Escape from the Planet of the Lolitas
If anime continues to be dominated by moe, you’ll regret it. Maybe not today, maybe not tomorrow, but soon and for the rest of your life.
What frustrates me most about the current moe fad is how far it has saturated anime culture. It was easy to ignore when it was isolated to a handful of series each season. There were plenty of other options to pick from, and you could ignore the stuff that insisted on indulging these fetishes.
And even then, some of these moe series were actually good. Azumanga Daioh, for all intents and purposes, was a proto-moe series. Azumanga also had a brilliant sense of comedic timing and a sweetly twisted sense of humor that allowed it to transcend its trappings. Even the likes of Lucky Star had some flashes of greatness, although half of those came from the great live action segments where the voice actors ran around acting like idiots in public.
But since then the world has changed. Much like Marky Mark returning to earth at the end of Planet of the Apes to find a gorilla’s face on the Lincoln Memorial, we seem to be in an alternate reality where shows that should involve diverse, dual-genedered casts and various types of scenes have become infested by pre-pubescent girls and scenes where said underaged girls gawk at everyday objects and prattle on about inconsequential topics that real girls don’t give a damn about.
This season’s primary culprit of the Planet of the Lolis-like scenario is To Aru Kagaku no Railgun.
Casting females in traditionally male roles is great. Having an all-female cast is fine as well, so long as it makes some measure of sense. The problem with most moe series is that said all-female cast feels forced at best. Railgun is such a series. Despite being in a world where men and women exhibit supernatural powers, we’ve only seen two male characters with powers in the first three episodes, and both of them had a number of lines you could count on one hand. Also, two of the main characters work for a law-enforcement agency. I have to assume that said agency hires members of both sexes, since there’s no hints that there’s a matriarchal society in play, but we don’t see a single male character working with these two super powered cops. I can buy teenagers being cops. This is anime, after all. But no male agents? No, not buying it.
To be blunt, it’s laughable.
The only reason why there’s an all-female cast is pure titillation. The creators of the series know that they’ll draw in more ratings and DVD sales by appealing to a demographic that wants to see young females and nothing else. It’s a marketing strategy and nothing else.
This, alone, would be OK if it was the only offense. Going back to Azumanga, it doesn’t make sense for there to be no male characters in the cast. Yeah, the series focuses on a group of female friends, but there’s hardly any male speaking lines in the series, much less supporting characters. But Azumanga makes up for it by being strong in other areas, like I mentioned before. So, if Railguns moe offenses stopped here, I’d chalk it up to personal preference and go with it.

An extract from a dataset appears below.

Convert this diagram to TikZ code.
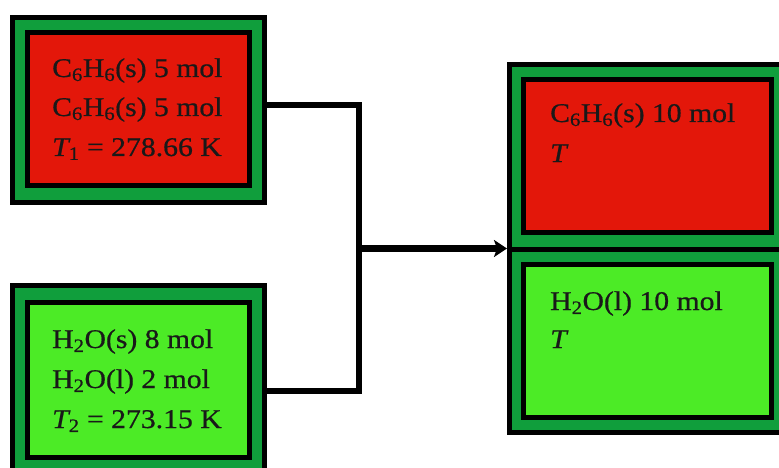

The Gawk. Quite possibly the moe genre’s worst offense. Instead of moving a plot forward, or going into some interesting character development, or throwing some action fanservice at us, or doing anything that’s remotely interesting, the series slows down so the characters can gawk at something. Some inconsequential item comes along, like a cute kid or a pair of panties or family photos or a blade of grass or some shit that any sane, rational person would react to with a smile and not much else. But in a moe anime, all of the characters slow down, like a line of cars slowing down to watch a car wreck on the other side of the highway, and they commence with a series of meaningless comments about said meaningless object of obsession.
Apparently this is supposed to be some sort of heart-warming, touching, slice of life situation that makes you relate with the characters. Not only are such scenes narrative crutches and canned responses that feel the same regardless of the series in which they appear, they also have no effect on someone who isn’t already predispositioned to enjoy such things. Good dialogue can catch the ear of someone who usually doesn’t care about that sort of thing. A brilliantly choreographed action scene will make even the most jaded art house critic take noticed for at least a few minutes. But a scene where a bunch of doe-eyed girls coo and aww at nothing? Do they really think someone who isn’t a native to the Planet of the Lolitas is going to find this appealing?
No, we don’t. Yet these creators insist on wedging such scenes into series where they have no place.
It stands out as much as a unibrow stands out on one of said cute gawking girls.
So here we have Railgun, a series with a setting rife with potential. You have schools specializing in developing kids’ supernatural powers. You have a competent studio with a good budget that’s capable of churning out some impressive action scenes. You have a cast of characters that, despite being moe tropes, have the chops to meld into an interesting cast in an interesting storyline. And what do we get in this series? Four girls doing pseudo-slice-of-life things like looking at each other’s panty collections, trying to molest one another, and basically doing nothing. And not the good, humorous Seinfeld or Azumanga “nothing,” but the boring, meaningless, depressing moe “nothing.”
If Railgun doesn’t shape up and meet its potential, it needs to be put out of our misery. Only then can we Escape from the Planet of the Lolitas.